= GIVEN REQUEST =
Starting at the first line of the listing below, retype each line up to and including the one that contains "(hMSCR) at (1042.6,35)". Leave pictures out.
* * * * * * *
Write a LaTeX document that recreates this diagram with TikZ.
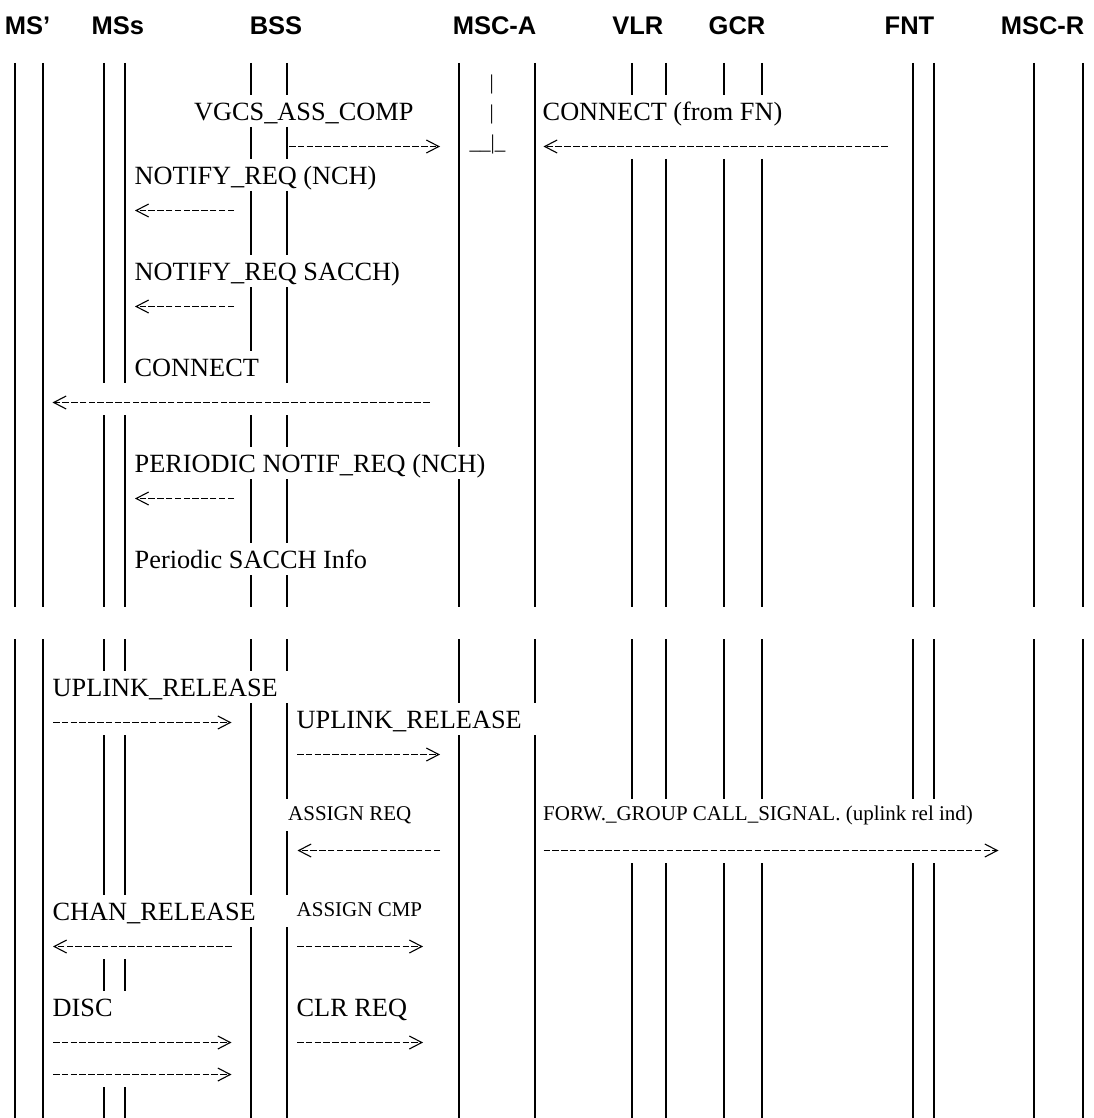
\documentclass[tikz,border=0pt]{standalone}
\usepackage{fontspec}
\setmainfont{Liberation Serif}
\setsansfont{Liberation Sans}
\usetikzlibrary{arrows.meta}

\begin{document}
\begin{tikzpicture}[x=1pt, y=-1pt, line cap=butt,
  lifeline/.style={line width=1.9pt},
  msg/.style={line width=1.1pt, dash pattern=on 6.5pt off 2.3pt,
    -{Straight Barb[length=12.5pt,width=13pt,line width=1.1pt]}},
  hdr/.style={anchor=base, inner sep=0pt, font=\sffamily\bfseries\fontsize{25.5}{30}\selectfont},
  lbl/.style={anchor=base west, inner sep=0pt, font=\fontsize{26.3}{30}\selectfont},
  lblsm/.style={anchor=base west, inner sep=0pt, font=\fontsize{21}{25}\selectfont},
  tick/.style={inner sep=0pt, font=\fontsize{21}{25}\selectfont}]

  %% ════ 表头 ════
  \node[hdr] (hMSp)  at (27.5,35)   {MS’};
  \node[hdr] (hMSs)  at (117.9,35)  {MSs};
  \node[hdr] (hBSS)  at (276,35)    {BSS};
  \node[hdr] (hMSCA) at (494.6,35)  {MSC-A};
  \node[hdr] (hVLR)  at (637.9,35)  {VLR};
  \node[hdr] (hGCR)  at (737,35)    {GCR};
  \node[hdr] (hFNT)  at (909.5,35)  {FNT};
  \node[hdr] (hMSCR) at (1042.6,35) {MSC-R};

  %% ════ 竖线（上半段，行高 32）════
  \draw[lifeline] (15,63) -- (15,607) (43,63) -- (43,607);
  \draw[lifeline] (104,63) -- (104,383) (104,415) -- (104,607);
  \draw[lifeline] (125,63) -- (125,383) (125,415) -- (125,607);
  \draw[lifeline] (251,63) -- (251,95) (251,127) -- (251,159) (251,191) -- (251,255) (251,287) -- (251,351)
                  (251,415) -- (251,447) (251,479) -- (251,543) (251,575) -- (251,607);
  \draw[lifeline] (287,63) -- (287,95) (287,127) -- (287,159) (287,191) -- (287,255) (287,287) -- (287,383)
                  (287,415) -- (287,447) (287,479) -- (287,543) (287,575) -- (287,607);
  \draw[lifeline] (459,63) -- (459,447) (459,479) -- (459,607);
  \draw[lifeline] (535,63) -- (535,607);
  \draw[lifeline] (632,63) -- (632,95) (632,159) -- (632,607);
  \draw[lifeline] (666,63) -- (666,95) (666,159) -- (666,607);
  \draw[lifeline] (724,63) -- (724,95) (724,159) -- (724,607);
  \draw[lifeline] (762,63) -- (762,95) (762,159) -- (762,607);
  \draw[lifeline] (913,63) -- (913,607) (934,63) -- (934,607);
  \draw[lifeline] (1034,63) -- (1034,607) (1083,63) -- (1083,607);

  %% ════ 竖线（下半段）════
  \draw[lifeline] (15,639) -- (15,1118) (43,639) -- (43,1118);
  \draw[lifeline] (104,639) -- (104,671) (104,735) -- (104,895) (104,959) -- (104,991) (104,1087) -- (104,1118);
  \draw[lifeline] (125,639) -- (125,671) (125,735) -- (125,895) (125,959) -- (125,991) (125,1087) -- (125,1118);
  \draw[lifeline] (251,639) -- (251,671) (251,703) -- (251,895) (251,927) -- (251,1118);
  \draw[lifeline] (287,639) -- (287,671) (287,703) -- (287,799) (287,831) -- (287,895) (287,927) -- (287,1118);
  \draw[lifeline] (459,639) -- (459,703) (459,735) -- (459,1118);
  \draw[lifeline] (535,639) -- (535,703) (535,735) -- (535,1118);
  \draw[lifeline] (632,639) -- (632,799) (632,863) -- (632,1118);
  \draw[lifeline] (666,639) -- (666,799) (666,863) -- (666,1118);
  \draw[lifeline] (724,639) -- (724,799) (724,863) -- (724,1118);
  \draw[lifeline] (762,639) -- (762,799) (762,863) -- (762,1118);
  \draw[lifeline] (913,639) -- (913,799) (913,863) -- (913,1118);
  \draw[lifeline] (934,639) -- (934,799) (934,863) -- (934,1118);
  \draw[lifeline] (1034,639) -- (1034,1118) (1083,639) -- (1083,1118);

  %% ════ MSC-A 栏里的竖杠字符 ════
  \node[tick] (barA) at (491.7,84)    {|};
  \node[tick] (barB) at (491.7,114.5) {|};
  \node[tick, anchor=base west] (barC) at (469.5,150) {\_\_|\_};

  %% ════ 标签（上半段）════
  \node[lbl] (vgcs)   at (194,120.7)   {VGCS\_ASS\_COMP};      % box(195,102,217,19)
  \node[lbl] (confn)  at (542.5,120.7) {CONNECT (from FN)};
  \node[lbl] (notnch) at (134.5,184.7) {NOTIFY\_REQ (NCH)};
  \node[lbl] (notsa)  at (134.5,280.7) {NOTIFY\_REQ SACCH)};
  \node[lbl] (conn)   at (134.5,376.7) {CONNECT};
  \node[lbl] (pernot) at (134.5,472.7) {PERIODIC NOTIF\_REQ (NCH)};
  \node[lbl] (persa)  at (134.5,568.7) {Periodic SACCH Info};

  %% ════ 标签（下半段）════
  \node[lbl]   (uplA)  at (52.5,696.7)  {UPLINK\_RELEASE};
  \node[lbl]   (uplB)  at (296.5,728.7) {UPLINK\_RELEASE};
  \node[lblsm] (asreq) at (288,820.5)   {ASSIGN REQ};
  \node[lblsm] (forw)  at (543,820.5)   {FORW.\_GROUP CALL\_SIGNAL. (uplink rel ind)};
  \node[lbl]   (chrel) at (52.5,920.7)  {CHAN\_RELEASE};
  \node[lblsm] (ascmp) at (296.5,916.5) {ASSIGN CMP};
  \node[lbl]   (disc)  at (52.5,1016.7) {DISC};
  \node[lbl]   (clr)   at (296.5,1016.7) {CLR REQ};

  %% ════ 箭头端点 ════
  \coordinate (m1s) at (289,146.5);   \coordinate (m1e) at (440,146.5);
  \coordinate (m2s) at (887.5,146.5); \coordinate (m2e) at (543.5,146.5);
  \coordinate (m3s) at (234,210.5);   \coordinate (m3e) at (135,210.5);
  \coordinate (m4s) at (234,306.5);   \coordinate (m4e) at (135,306.5);
  \coordinate (m5s) at (429.5,402.5); \coordinate (m5e) at (52.5,402.5);
  \coordinate (m6s) at (234,498.5);   \coordinate (m6e) at (135,498.5);
  \coordinate (m7s) at (53,722.5);    \coordinate (m7e) at (231.5,722.5);
  \coordinate (m8s) at (297,754.5);   \coordinate (m8e) at (440,754.5);
  \coordinate (m9s) at (440,850.5);   \coordinate (m9e) at (297.5,850.5);
  \coordinate (m10s) at (543.5,850.5); \coordinate (m10e) at (998.5,850.5);
  \coordinate (m11s) at (231.5,946.5); \coordinate (m11e) at (53,946.5);
  \coordinate (m12s) at (297,946.5);   \coordinate (m12e) at (423,946.5);
  \coordinate (m13s) at (53,1042.5);   \coordinate (m13e) at (231.5,1042.5);
  \coordinate (m14s) at (297,1042.5);  \coordinate (m14e) at (423,1042.5);
  \coordinate (m15s) at (53,1074.5);   \coordinate (m15e) at (231.5,1074.5);

  %% ════ 虚线箭头 ════
  \draw[msg] (m1s) -- (m1e);
  \draw[msg] (m2s) -- (m2e);
  \draw[msg] (m3s) -- (m3e);
  \draw[msg] (m4s) -- (m4e);
  \draw[msg] (m5s) -- (m5e);
  \draw[msg] (m6s) -- (m6e);
  \draw[msg] (m7s) -- (m7e);
  \draw[msg] (m8s) -- (m8e);
  \draw[msg] (m9s) -- (m9e);
  \draw[msg] (m10s) -- (m10e);
  \draw[msg] (m11s) -- (m11e);
  \draw[msg] (m12s) -- (m12e);
  \draw[msg] (m13s) -- (m13e);
  \draw[msg] (m14s) -- (m14e);
  \draw[msg] (m15s) -- (m15e);

  % 钉死画布
  \pgfresetboundingbox
  \path[use as bounding box] (0,0) rectangle (1093,1118);
\end{tikzpicture}
\end{document}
* * * * * * *
= ANSWER TO THE TASK =
Write a LaTeX document that recreates this diagram with TikZ.
\documentclass[tikz,border=0pt]{standalone}
\usepackage{fontspec}
\setmainfont{Liberation Serif}
\setsansfont{Liberation Sans}
\usetikzlibrary{arrows.meta}

\begin{document}
\begin{tikzpicture}[x=1pt, y=-1pt, line cap=butt,
  lifeline/.style={line width=1.9pt},
  msg/.style={line width=1.1pt, dash pattern=on 6.5pt off 2.3pt,
    -{Straight Barb[length=12.5pt,width=13pt,line width=1.1pt]}},
  hdr/.style={anchor=base, inner sep=0pt, font=\sffamily\bfseries\fontsize{25.5}{30}\selectfont},
  lbl/.style={anchor=base west, inner sep=0pt, font=\fontsize{26.3}{30}\selectfont},
  lblsm/.style={anchor=base west, inner sep=0pt, font=\fontsize{21}{25}\selectfont},
  tick/.style={inner sep=0pt, font=\fontsize{21}{25}\selectfont}]

  %% ════ 表头 ════
  \node[hdr] (hMSp)  at (27.5,35)   {MS’};
  \node[hdr] (hMSs)  at (117.9,35)  {MSs};
  \node[hdr] (hBSS)  at (276,35)    {BSS};
  \node[hdr] (hMSCA) at (494.6,35)  {MSC-A};
  \node[hdr] (hVLR)  at (637.9,35)  {VLR};
  \node[hdr] (hGCR)  at (737,35)    {GCR};
  \node[hdr] (hFNT)  at (909.5,35)  {FNT};
  \node[hdr] (hMSCR) at (1042.6,35) {MSC-R};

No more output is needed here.